React vs Vue in 2026: How I Choose as a Tech Lead
There’s no universal “best framework” anymore. In 2026, React and Vue are both excellent. The decision is about team fit, product constraints, and the ecosystem you want to buy into.

Liviu
15 Mar 2026, 9:00 am
The “best framework” debate is mostly noise in 2026. React and Vue are both excellent.
The real decision is about:
- Team fit (how your team likes to structure UI and state)
- Product constraints (performance, SEO, platform targets, release cadence)
- Ecosystem commitment (the meta-framework and tooling you want to standardize on)
Here’s how I evaluate React vs Vue today.
What’s the same (and why it matters)
In practice, both can deliver:
- Modern component-driven UIs
- Strong performance when you build responsibly
- Solid TypeScript support in real-world codebases
- Great developer experience with modern build tools
So the goal is not to find “the winner”. It’s to minimize risk and maximize sustained velocity for your specific team.
Where React tends to be the better fit
I lean React when:
- I need breadth of ecosystem (libraries, integrations, hiring pool)
- The org already has strong React conventions and shared UI building blocks
- I want to standardize on Next.js for full-stack/SSR/app routing patterns
- The product is large and I expect many teams to touch the same UI surface
React’s superpower is its ecosystem and the amount of battle-tested patterns available—if you keep conventions tight.
Where Vue tends to be the better fit
I lean Vue when:
- I want a more opinionated, cohesive experience out of the box
- The team values a framework that “reads closer to the UI”
- I’m standardizing on Nuxt for SSR, routing, and deployment patterns
- I want strong productivity for small-to-medium teams without reinventing patterns
Vue’s strength is the cohesive developer experience—especially when paired with Nuxt.
Performance: the honest take
Both are fast enough for most products.
Performance differences usually come from:
- Architecture (data fetching, caching, rendering strategy)
- Bundle discipline (what you import, how you split)
- Component boundaries (unnecessary re-renders, expensive computations)
- Image/font strategy and third-party scripts
As a lead, I care less about micro-benchmarks and more about “can the team consistently ship performant pages”.
State management in 2026
The 2026 baseline is simpler than it used to be:
- Local state stays local
- Server state is treated differently from UI state (caching, invalidation, retries)

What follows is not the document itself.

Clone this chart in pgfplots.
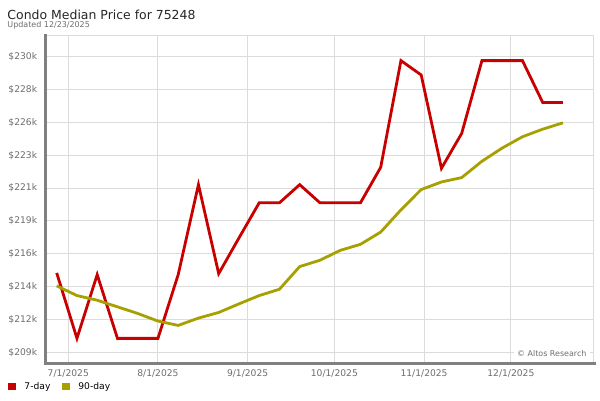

- You choose one main approach and document it
React teams often combine context + lightweight stores when needed. Vue teams usually have a clean story with its ecosystem, and Pinia remains a common choice.
The key is avoiding “five patterns in one codebase”.
Tooling: focus on the meta-framework, not the starter CLI
In 2026, I don’t choose React because of “create-react-app”, or Vue because of “Vue CLI”.
I choose based on:
- Next.js vs Nuxt (routing, SSR, caching, deployment model)
- Testing and DX conventions
- Observability and error reporting integration
- The team’s ability to maintain a consistent architecture
My decision rule
If you have a strong reason to pick one, you already know it:
- Choose React when ecosystem/hiring/standardization on Next.js is the constraint.
- Choose Vue when cohesive DX, team productivity, and Nuxt alignment are the constraint.
If you don’t have a strong reason, pick the one your team can keep consistent for years.
That consistency beats “the perfect framework” every time.